## Start Excerpted data

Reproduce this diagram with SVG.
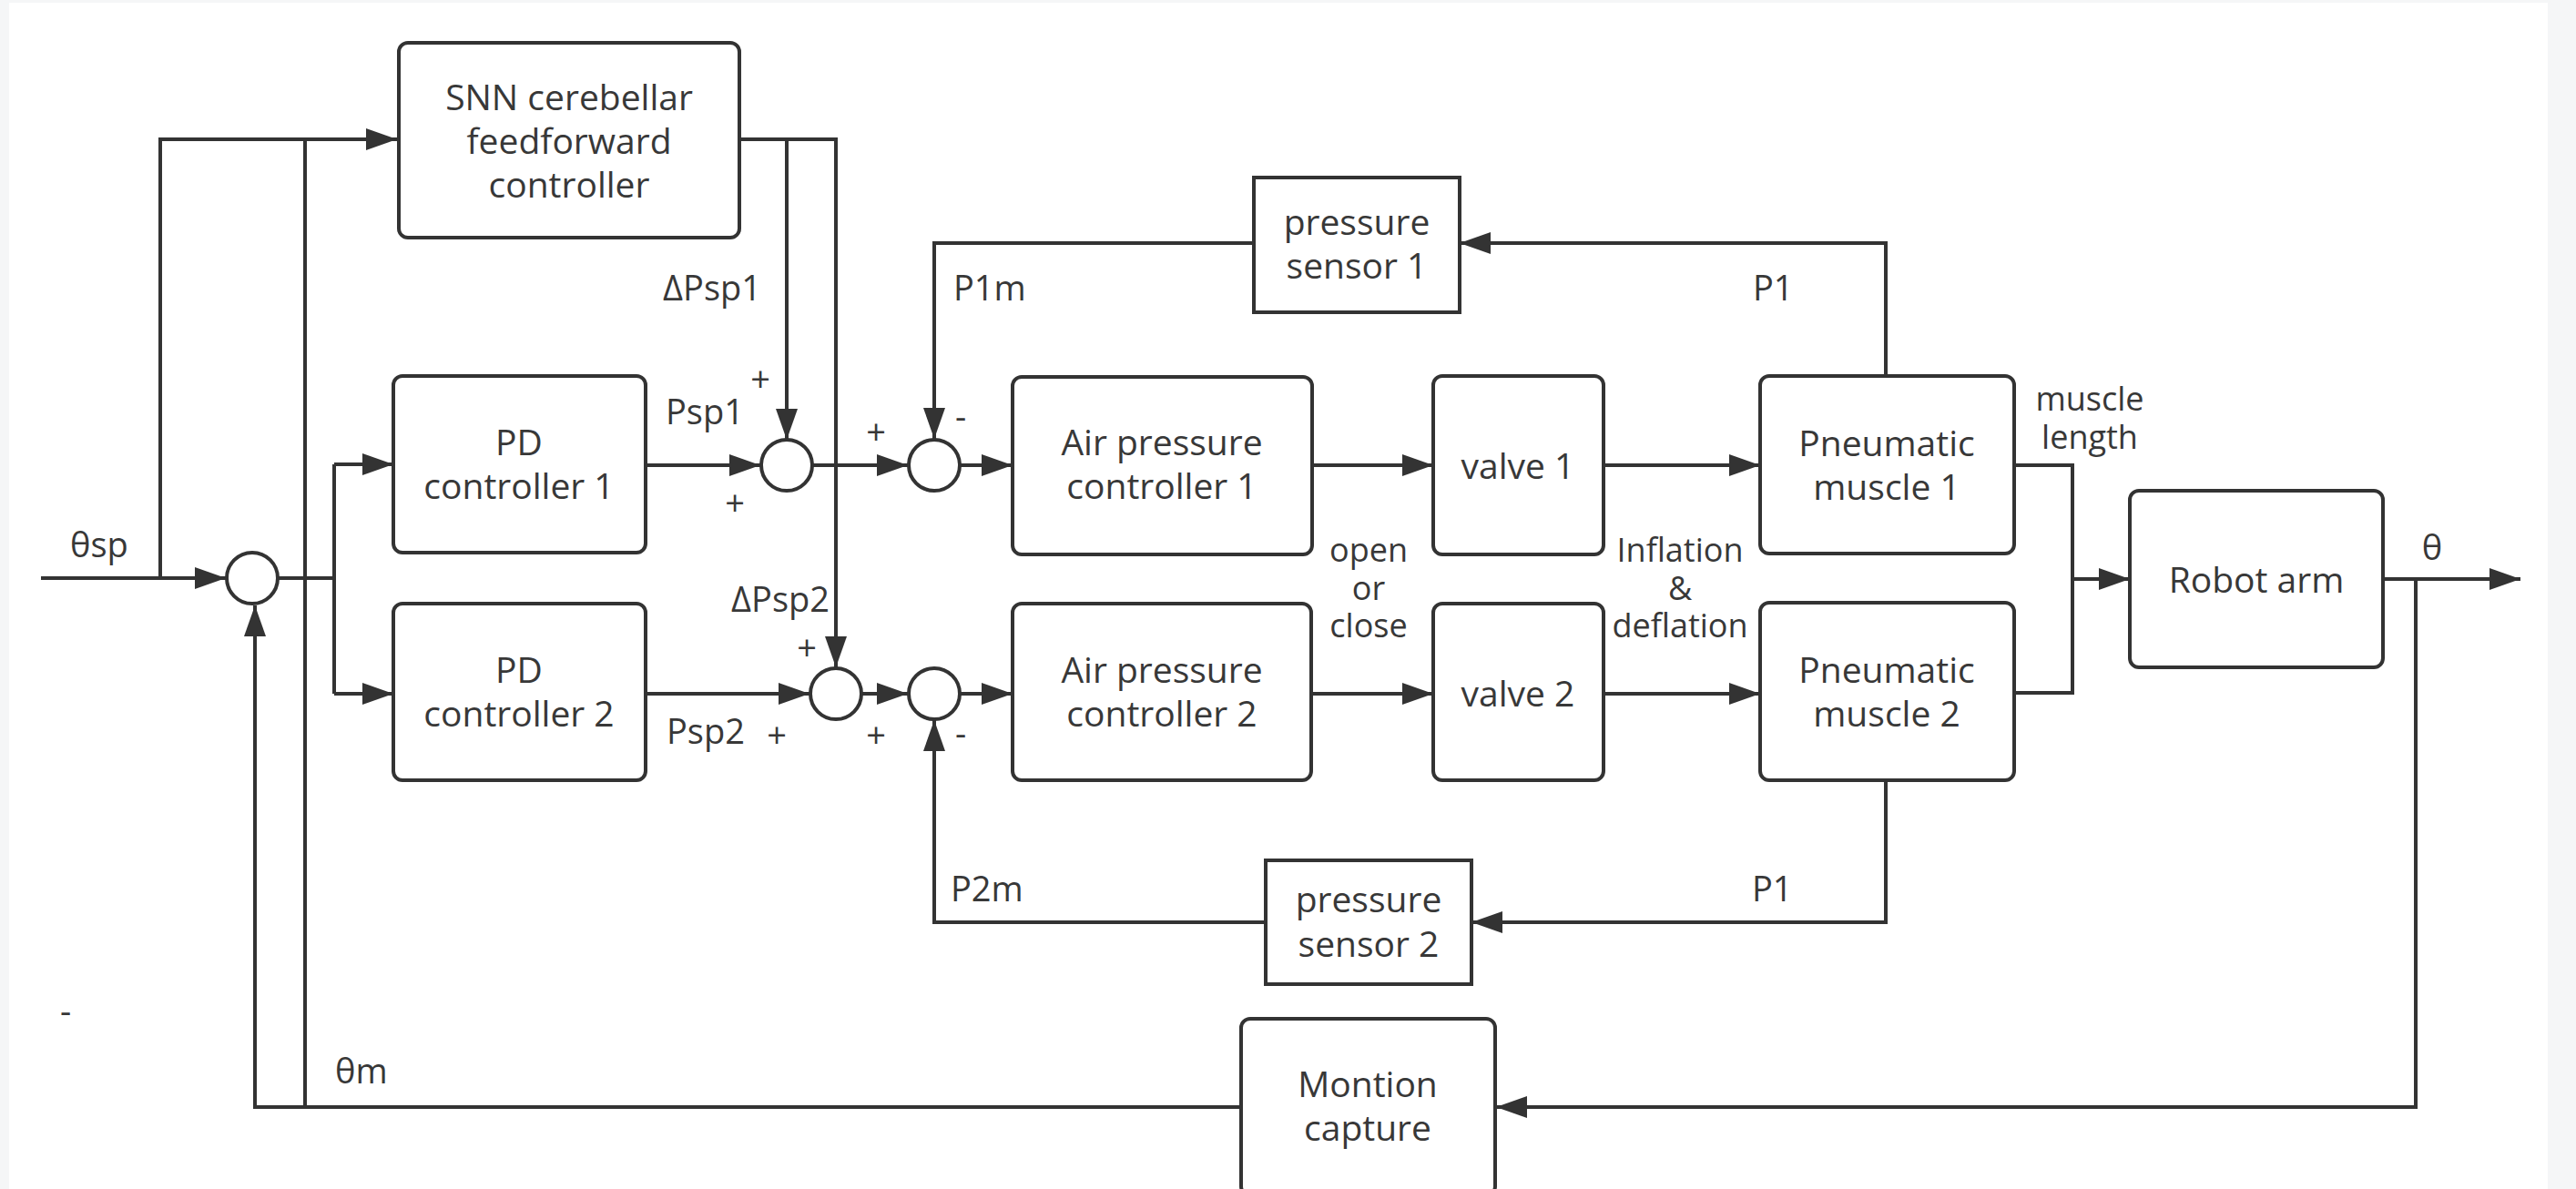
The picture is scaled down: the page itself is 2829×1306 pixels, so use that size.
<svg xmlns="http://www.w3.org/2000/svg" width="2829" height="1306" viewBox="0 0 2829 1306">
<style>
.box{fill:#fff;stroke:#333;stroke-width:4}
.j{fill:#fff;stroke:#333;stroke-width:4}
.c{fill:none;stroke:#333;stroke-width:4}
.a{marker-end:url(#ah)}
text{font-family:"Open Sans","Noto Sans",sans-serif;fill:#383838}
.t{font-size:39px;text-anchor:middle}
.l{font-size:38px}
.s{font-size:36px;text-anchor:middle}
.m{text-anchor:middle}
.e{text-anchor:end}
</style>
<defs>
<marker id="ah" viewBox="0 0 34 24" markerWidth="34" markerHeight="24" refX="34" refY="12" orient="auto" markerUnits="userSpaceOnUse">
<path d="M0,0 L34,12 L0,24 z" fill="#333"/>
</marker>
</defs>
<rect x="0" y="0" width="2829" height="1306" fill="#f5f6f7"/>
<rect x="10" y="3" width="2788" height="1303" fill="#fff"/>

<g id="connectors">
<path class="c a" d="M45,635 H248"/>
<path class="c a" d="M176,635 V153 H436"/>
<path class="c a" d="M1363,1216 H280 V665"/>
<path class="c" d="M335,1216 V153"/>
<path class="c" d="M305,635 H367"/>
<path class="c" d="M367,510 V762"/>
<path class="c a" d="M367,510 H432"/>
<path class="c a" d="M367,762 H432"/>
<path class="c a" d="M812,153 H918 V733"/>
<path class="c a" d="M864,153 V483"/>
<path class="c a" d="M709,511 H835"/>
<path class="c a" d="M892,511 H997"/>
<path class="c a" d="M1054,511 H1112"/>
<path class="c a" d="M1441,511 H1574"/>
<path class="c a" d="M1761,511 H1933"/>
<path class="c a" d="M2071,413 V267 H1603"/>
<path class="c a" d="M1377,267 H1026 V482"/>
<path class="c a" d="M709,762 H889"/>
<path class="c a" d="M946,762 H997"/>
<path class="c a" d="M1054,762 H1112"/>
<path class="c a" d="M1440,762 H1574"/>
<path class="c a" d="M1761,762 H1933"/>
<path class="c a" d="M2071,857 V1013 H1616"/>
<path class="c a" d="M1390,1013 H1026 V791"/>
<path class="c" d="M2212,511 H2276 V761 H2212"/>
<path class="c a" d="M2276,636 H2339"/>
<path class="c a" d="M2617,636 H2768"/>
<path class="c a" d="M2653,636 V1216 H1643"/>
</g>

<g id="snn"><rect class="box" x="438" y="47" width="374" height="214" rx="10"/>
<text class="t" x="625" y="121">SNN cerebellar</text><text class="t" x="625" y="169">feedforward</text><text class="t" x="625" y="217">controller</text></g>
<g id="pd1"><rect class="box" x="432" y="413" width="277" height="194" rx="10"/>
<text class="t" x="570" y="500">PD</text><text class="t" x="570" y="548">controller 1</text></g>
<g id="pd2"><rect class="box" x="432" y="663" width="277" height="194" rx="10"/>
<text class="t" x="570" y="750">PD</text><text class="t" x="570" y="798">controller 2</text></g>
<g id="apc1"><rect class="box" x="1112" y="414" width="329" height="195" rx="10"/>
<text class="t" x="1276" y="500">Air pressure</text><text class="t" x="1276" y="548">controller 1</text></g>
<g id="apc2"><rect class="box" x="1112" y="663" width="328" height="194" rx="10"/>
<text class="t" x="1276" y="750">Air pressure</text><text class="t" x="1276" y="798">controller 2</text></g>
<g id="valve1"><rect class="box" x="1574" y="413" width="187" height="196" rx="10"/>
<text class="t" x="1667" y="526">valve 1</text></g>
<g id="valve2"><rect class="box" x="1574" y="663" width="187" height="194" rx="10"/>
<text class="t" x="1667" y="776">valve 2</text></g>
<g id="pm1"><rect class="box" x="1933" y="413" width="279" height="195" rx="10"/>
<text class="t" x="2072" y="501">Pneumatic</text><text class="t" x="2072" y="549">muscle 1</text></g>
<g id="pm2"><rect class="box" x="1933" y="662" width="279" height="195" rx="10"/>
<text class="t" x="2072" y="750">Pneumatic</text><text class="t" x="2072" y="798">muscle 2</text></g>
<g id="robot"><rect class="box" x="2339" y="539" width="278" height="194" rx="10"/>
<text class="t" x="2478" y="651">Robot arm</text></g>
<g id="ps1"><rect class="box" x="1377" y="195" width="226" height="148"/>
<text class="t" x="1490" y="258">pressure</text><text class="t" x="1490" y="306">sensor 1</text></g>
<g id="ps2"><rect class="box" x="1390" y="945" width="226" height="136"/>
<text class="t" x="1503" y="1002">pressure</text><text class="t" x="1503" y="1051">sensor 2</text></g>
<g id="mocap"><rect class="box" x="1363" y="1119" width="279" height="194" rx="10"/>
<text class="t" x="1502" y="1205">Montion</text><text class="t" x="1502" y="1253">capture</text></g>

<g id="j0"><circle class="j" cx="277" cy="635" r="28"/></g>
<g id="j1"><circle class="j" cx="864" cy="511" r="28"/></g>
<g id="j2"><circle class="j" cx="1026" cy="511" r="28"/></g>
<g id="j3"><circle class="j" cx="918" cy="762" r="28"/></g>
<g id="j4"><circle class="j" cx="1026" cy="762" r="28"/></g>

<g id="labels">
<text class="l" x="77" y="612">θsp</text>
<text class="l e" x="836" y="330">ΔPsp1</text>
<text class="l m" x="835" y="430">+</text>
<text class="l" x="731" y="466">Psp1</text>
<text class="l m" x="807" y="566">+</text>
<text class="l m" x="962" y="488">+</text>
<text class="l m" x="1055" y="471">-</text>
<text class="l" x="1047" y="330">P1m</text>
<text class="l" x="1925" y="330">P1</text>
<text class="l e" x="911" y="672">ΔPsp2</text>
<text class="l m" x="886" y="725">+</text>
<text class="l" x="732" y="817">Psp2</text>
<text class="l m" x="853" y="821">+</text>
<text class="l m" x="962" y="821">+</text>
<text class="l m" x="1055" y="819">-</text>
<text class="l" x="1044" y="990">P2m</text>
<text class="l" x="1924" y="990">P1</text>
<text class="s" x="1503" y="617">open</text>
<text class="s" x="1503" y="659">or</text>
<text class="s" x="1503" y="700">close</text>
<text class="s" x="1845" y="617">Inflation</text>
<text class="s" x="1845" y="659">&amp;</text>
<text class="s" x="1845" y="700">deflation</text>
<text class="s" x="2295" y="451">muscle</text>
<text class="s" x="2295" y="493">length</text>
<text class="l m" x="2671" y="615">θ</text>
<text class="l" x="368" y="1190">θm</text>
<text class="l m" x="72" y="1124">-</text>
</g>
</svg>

## End Excerpted data
## Start Excerpted data

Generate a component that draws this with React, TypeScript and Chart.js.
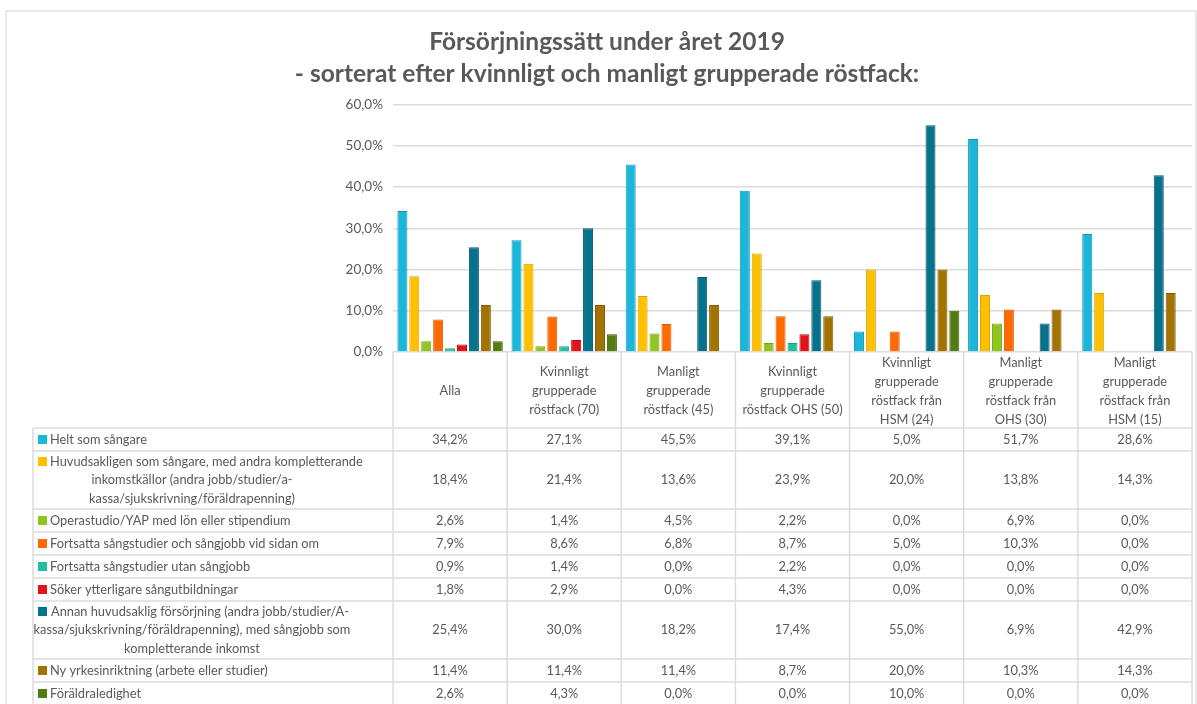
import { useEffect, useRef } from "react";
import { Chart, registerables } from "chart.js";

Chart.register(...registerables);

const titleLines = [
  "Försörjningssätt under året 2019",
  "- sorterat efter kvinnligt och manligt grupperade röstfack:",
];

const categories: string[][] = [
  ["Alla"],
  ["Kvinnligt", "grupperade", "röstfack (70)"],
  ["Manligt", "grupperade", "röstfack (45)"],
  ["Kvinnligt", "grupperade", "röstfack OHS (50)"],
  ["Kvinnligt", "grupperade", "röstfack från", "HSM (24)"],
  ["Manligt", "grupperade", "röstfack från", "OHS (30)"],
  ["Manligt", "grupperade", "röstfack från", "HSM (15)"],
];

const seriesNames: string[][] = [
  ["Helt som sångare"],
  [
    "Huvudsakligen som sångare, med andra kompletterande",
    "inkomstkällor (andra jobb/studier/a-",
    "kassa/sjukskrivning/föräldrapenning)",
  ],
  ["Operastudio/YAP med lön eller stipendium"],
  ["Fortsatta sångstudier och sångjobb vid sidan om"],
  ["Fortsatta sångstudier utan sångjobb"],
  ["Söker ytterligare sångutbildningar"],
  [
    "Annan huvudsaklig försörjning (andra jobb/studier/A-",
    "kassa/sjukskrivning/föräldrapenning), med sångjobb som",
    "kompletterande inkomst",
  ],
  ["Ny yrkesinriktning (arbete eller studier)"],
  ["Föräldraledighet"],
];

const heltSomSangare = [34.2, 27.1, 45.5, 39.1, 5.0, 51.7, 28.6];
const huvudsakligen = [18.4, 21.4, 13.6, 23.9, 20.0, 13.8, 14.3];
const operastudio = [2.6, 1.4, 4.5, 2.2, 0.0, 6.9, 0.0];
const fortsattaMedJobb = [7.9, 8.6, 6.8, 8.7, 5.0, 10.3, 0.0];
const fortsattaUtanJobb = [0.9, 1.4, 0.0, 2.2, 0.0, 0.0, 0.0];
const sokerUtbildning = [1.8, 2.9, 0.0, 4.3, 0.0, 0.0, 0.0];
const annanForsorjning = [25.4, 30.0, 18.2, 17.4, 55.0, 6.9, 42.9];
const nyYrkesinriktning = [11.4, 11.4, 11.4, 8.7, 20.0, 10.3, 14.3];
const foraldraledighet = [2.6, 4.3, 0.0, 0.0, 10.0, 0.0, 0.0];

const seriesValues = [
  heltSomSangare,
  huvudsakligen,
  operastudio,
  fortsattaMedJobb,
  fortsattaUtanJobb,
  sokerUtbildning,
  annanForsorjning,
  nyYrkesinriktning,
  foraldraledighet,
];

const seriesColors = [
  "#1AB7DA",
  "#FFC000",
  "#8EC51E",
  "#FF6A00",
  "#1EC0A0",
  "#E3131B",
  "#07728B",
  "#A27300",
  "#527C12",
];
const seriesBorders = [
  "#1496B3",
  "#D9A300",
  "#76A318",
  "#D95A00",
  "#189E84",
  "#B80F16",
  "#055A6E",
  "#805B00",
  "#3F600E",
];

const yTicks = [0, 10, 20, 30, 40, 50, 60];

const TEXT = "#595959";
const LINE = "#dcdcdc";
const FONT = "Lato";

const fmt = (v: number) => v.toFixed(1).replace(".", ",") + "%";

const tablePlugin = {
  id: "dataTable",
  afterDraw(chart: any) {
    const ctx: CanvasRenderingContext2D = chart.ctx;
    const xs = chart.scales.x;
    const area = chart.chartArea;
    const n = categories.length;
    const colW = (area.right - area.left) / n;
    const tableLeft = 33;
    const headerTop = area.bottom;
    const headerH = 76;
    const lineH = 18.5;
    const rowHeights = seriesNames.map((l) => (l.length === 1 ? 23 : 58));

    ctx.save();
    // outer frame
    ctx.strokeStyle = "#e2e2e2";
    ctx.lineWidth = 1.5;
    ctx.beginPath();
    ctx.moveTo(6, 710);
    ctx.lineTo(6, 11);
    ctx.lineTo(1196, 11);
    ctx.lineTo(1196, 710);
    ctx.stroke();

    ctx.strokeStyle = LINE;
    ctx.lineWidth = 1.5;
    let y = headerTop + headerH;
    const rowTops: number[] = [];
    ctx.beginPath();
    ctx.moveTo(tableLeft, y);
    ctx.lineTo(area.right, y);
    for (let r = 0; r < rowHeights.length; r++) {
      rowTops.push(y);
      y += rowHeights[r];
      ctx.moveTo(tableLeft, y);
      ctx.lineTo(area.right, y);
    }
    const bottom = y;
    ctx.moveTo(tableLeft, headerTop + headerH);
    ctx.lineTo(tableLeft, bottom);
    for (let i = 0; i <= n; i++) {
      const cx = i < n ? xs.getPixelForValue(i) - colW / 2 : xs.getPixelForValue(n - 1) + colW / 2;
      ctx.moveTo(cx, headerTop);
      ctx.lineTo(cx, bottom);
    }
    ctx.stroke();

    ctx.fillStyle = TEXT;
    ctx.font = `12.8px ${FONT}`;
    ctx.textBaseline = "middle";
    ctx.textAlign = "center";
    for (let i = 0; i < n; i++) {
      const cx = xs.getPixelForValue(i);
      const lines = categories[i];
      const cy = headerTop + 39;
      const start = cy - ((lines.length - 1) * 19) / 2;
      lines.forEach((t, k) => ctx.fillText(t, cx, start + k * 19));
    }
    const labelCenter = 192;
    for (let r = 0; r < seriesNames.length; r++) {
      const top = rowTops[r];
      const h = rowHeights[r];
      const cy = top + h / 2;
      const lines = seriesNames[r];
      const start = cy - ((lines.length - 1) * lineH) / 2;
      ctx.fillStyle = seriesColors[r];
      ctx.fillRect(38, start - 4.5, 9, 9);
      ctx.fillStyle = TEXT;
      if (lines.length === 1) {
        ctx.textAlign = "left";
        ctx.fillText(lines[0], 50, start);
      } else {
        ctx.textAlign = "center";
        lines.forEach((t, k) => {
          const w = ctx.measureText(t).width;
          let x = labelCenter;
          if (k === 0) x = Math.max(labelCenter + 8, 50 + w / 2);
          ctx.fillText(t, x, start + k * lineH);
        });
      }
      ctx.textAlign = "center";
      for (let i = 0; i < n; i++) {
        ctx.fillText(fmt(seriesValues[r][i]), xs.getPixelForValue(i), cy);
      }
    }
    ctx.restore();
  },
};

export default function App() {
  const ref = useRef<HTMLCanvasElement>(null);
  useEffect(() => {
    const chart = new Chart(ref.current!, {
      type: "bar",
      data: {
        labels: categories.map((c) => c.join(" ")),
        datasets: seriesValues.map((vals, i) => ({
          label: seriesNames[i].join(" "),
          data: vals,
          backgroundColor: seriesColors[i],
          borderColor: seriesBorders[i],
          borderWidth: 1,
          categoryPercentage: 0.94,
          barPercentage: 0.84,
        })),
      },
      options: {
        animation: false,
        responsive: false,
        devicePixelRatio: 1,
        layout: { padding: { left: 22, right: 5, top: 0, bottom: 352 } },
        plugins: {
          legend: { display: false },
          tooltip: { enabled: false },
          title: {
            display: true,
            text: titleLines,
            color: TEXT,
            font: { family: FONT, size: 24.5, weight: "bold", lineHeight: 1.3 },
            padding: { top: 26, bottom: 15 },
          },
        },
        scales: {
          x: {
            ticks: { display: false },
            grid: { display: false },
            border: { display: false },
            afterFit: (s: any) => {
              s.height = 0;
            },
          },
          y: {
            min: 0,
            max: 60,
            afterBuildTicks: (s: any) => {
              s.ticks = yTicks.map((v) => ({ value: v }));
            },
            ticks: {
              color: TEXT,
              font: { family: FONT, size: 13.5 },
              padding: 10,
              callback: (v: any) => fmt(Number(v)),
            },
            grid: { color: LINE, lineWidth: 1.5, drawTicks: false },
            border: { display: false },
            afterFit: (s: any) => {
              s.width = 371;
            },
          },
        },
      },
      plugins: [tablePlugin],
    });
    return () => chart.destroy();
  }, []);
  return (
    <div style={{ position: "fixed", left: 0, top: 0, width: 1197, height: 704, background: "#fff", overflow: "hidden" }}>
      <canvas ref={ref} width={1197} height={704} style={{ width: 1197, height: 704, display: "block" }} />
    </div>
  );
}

## End Excerpted data

__Short task__. State how many lines in the records above contain the word "with", giving only the number.

__Exercise response__. 2